Trustless Server Model

We strive for a security model that requires as little trust as possible on our servers. While we're not there yet, our goal is to have the server-side environment operate as a simple public repository of signed user messages, where the client always considers the server to be potentially hostile and verifies everything locally.

Our current security model ensures that:

• No passwords/private keys are ever processed/stored on our servers, not even in encrypted/hashed form.

• Private keys are derived from the user's passwords and are fully recoverable in case Bitrated becomes unavailable.

• To provide accountability for the data our APIs provide, we provide signed HTTP responses that allows proving the response originated from our servers.

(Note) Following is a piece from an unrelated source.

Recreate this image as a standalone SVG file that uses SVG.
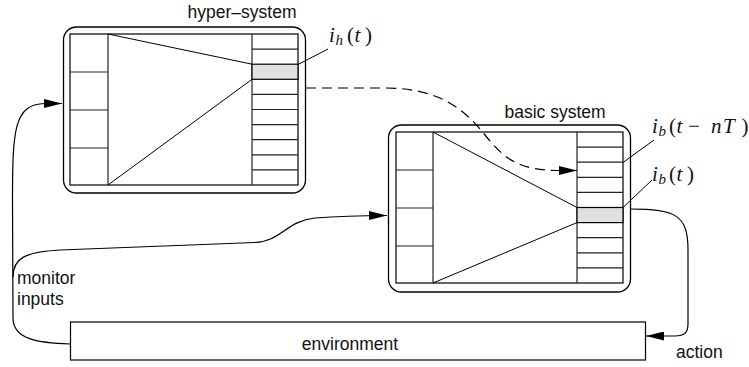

• All user data is digitally signed by the user, to prevent unauthorized modifications (even by Bitrated itself).

In the future, we also plan to:

• Register our users public keys on a public blockchain, to prevent unauthorized modifications by the server and to eliminate our role as a trusted CA.

• Announce all user actions and data to a public blockchain (as a merkle root hash), to ensure the consistency of our data, make censorship attempts detectable, and prevent forking (where the server shows different information to different users).

• Announce new client-side code releases to a public blockchain (with the Git commit hash and a merkle root of the compiled client-side assets), allowing users to ensure they're running the same release published on our GitHub repository.

• Provide a browser extensions that verifies the integrity of the assets returned from our web servers.

• Encrypt user data end-to-end whenever possible.

• Make the client-side environment resistant to active server-side attacks by verifying everything and trusting nothing.

Public key verification

To authenticate messages from the Bitrated staff, we will provide a digital signature from our Bitcoin address 19AENxshHjdjsQrJfawCaudxaTAaNHxqbd.

To prevent an attacker from modifying our published Bitcoin address, we have permanently embedded it into the Bitcoin blockchain in a way that is nearly impossible to modify, and becomes exponentially more difficult as time goes by.

The public key can be verified by taking the following procedure:

1. Take the SHA256 of our domain name ("bitrated.com").
2. Create a Bitcoin address using that hash as the private key (both compressed or uncompressed).
3. Find the first transaction with that address as its input address.
4. The output address of that transaction is our public key.

If its ever required to change the public key, the announcement will be signed with the old public key.